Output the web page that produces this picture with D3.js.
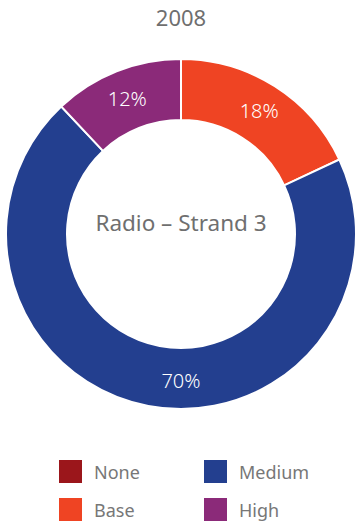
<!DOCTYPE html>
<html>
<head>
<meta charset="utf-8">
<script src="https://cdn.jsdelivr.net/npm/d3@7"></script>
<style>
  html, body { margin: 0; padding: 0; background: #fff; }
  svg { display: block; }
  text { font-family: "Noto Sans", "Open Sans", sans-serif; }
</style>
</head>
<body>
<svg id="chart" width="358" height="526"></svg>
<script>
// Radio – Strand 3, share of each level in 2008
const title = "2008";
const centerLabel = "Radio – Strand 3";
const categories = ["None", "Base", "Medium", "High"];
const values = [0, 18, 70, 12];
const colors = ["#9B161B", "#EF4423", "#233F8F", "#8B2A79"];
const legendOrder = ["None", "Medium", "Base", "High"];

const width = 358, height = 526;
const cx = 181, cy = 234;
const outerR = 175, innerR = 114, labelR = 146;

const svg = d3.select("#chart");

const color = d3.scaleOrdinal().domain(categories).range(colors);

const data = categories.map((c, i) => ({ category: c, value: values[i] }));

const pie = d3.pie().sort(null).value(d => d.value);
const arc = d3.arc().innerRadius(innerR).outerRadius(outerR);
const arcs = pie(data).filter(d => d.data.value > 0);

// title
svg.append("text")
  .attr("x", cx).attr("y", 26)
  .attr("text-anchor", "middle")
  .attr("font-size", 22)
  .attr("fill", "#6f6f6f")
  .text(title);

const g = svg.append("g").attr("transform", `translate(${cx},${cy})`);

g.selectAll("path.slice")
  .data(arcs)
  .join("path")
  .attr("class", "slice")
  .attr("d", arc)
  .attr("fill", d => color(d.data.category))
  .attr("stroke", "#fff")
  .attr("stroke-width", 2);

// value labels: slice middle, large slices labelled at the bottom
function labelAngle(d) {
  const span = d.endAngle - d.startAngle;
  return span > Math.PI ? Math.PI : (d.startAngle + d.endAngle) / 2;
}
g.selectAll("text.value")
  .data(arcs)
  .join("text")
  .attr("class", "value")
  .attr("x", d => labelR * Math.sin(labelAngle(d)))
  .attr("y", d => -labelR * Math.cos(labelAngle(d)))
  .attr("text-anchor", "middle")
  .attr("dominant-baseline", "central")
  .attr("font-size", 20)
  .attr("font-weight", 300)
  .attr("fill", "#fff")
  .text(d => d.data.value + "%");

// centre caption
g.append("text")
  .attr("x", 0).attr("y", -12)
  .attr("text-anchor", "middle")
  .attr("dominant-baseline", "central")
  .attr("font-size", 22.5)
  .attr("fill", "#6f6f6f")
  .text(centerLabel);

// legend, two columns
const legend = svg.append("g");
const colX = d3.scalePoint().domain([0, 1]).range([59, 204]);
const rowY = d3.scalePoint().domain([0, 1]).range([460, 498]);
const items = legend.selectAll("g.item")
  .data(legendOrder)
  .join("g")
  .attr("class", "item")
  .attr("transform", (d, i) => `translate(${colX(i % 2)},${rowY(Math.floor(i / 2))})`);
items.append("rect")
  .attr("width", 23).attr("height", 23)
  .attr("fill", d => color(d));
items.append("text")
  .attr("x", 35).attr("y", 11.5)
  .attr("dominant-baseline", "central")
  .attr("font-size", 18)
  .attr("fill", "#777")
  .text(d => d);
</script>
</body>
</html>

══════════════════════════════

→ **Goal**: Repeat the listing above from its first line through the line that contains "color = d3.scaleOrdinal().domain(categories).range(colors);", both included, and nothing more. Drop the pictures.

→ **Answer to the problem**:
Output the web page that produces this picture with D3.js.
<!DOCTYPE html>
<html>
<head>
<meta charset="utf-8">
<script src="https://cdn.jsdelivr.net/npm/d3@7"></script>
<style>
  html, body { margin: 0; padding: 0; background: #fff; }
  svg { display: block; }
  text { font-family: "Noto Sans", "Open Sans", sans-serif; }
</style>
</head>
<body>
<svg id="chart" width="358" height="526"></svg>
<script>
// Radio – Strand 3, share of each level in 2008
const title = "2008";
const centerLabel = "Radio – Strand 3";
const categories = ["None", "Base", "Medium", "High"];
const values = [0, 18, 70, 12];
const colors = ["#9B161B", "#EF4423", "#233F8F", "#8B2A79"];
const legendOrder = ["None", "Medium", "Base", "High"];

const width = 358, height = 526;
const cx = 181, cy = 234;
const outerR = 175, innerR = 114, labelR = 146;

const svg = d3.select("#chart");

const color = d3.scaleOrdinal().domain(categories).range(colors);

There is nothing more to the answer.